Mathias Rust dopo il viaggio
La vita di Mathias Rust è continuata con alterne fortune e con episodi che lasciano qualche perplessità sul suo equilibrio personale. Tornato in patria non fu accolto come un eroe, ma come uno sconsiderato che ha rischiato di innescare un incidente internazionale. Il suo volo su Mosca fu anche l’ultimo della sua vita perché gli fu ritirato il brevetto da pilota, e come raccontato in precedenza si vide recapitare il costoso conto delle operazioni di soccorso attivate dai finlandesi. Sperimentò il soggiorno anche nelle carceri tedesche ma per motivi completamente diversi. Durante il servizio civile fu infatti protagonista di un accoltellamento per motivi sentimentali e venne condannato a quattro anni, anche se uscì di prigione prima della fine della condanna. Considerato che in patria la sua immagine era completamente compromessa decise di provare a vivere in Russia, dove invece la sua impresa gli permetteva di continuare ad avere una certa notorietà. Si dedicò a rilasciare interviste, viaggiò nell’intero paese, lavorò come rappresentante di abbigliamento e tornò sul punto dell’atterraggio del suo aereo attirando le attenzioni della stampa.

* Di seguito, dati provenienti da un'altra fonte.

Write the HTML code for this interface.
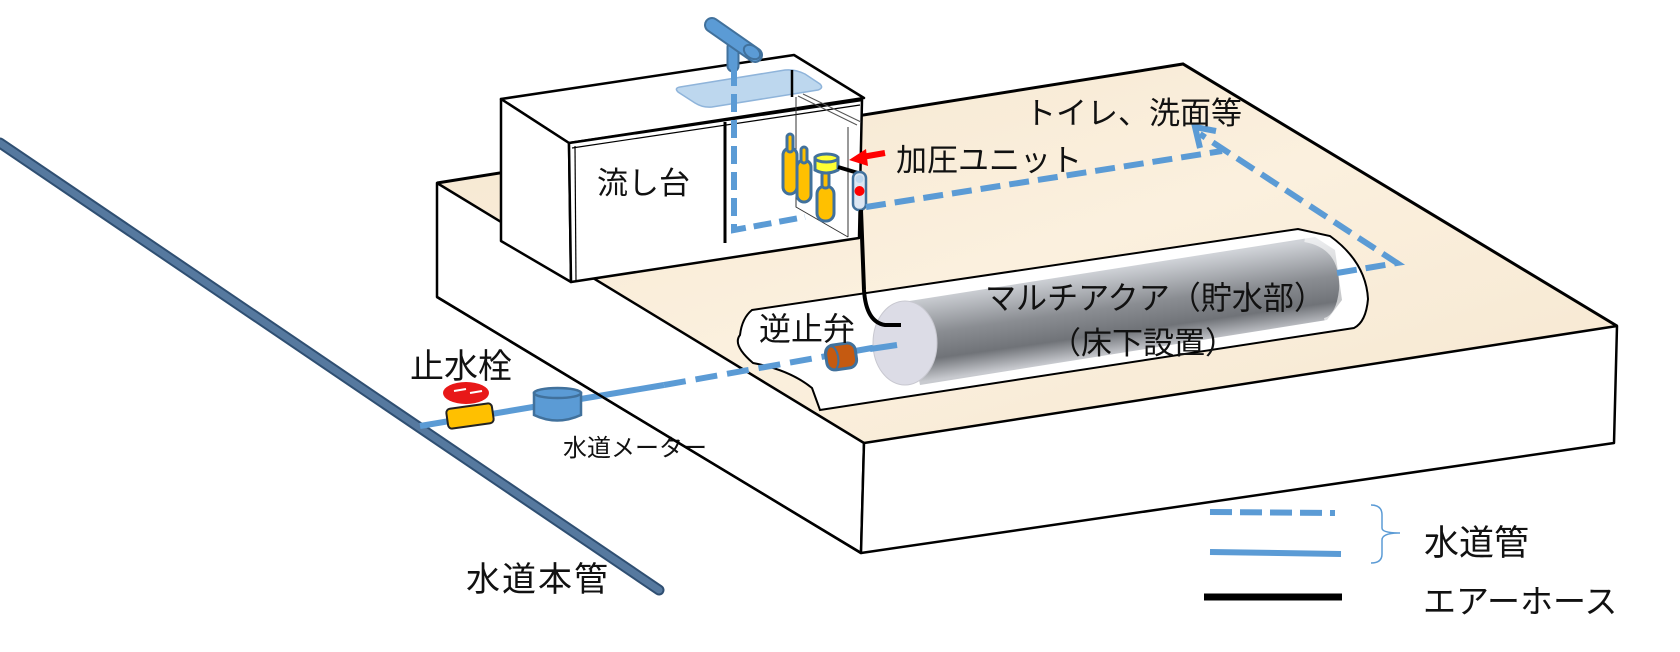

Il nuovo millennio lo vide di nuovo al centro dell’attenzione per un furto di abbigliamento in un negozio tedesco (vizio che ha trovato spazio nella sua fedina penale anche in altre occasioni), un matrimonio con una cittadina di Trinidad e Tobago conosciuta durante un giro del mondo e una serie di progetti falliti dedicati al tema della pace. Rust ha provato in tutti i modi a diventarne un’icona, non riuscendoci neppure dopo la sua adesione alla religione induista. Il Cessna protagonista dell’impresa dopo il sequestro delle autorità sovietiche tornò prima in Germania, poi fu acquistato da un collezionista giapponese ed infine è oggi esposto nel Museo della tecnica e della scienza di Berlino.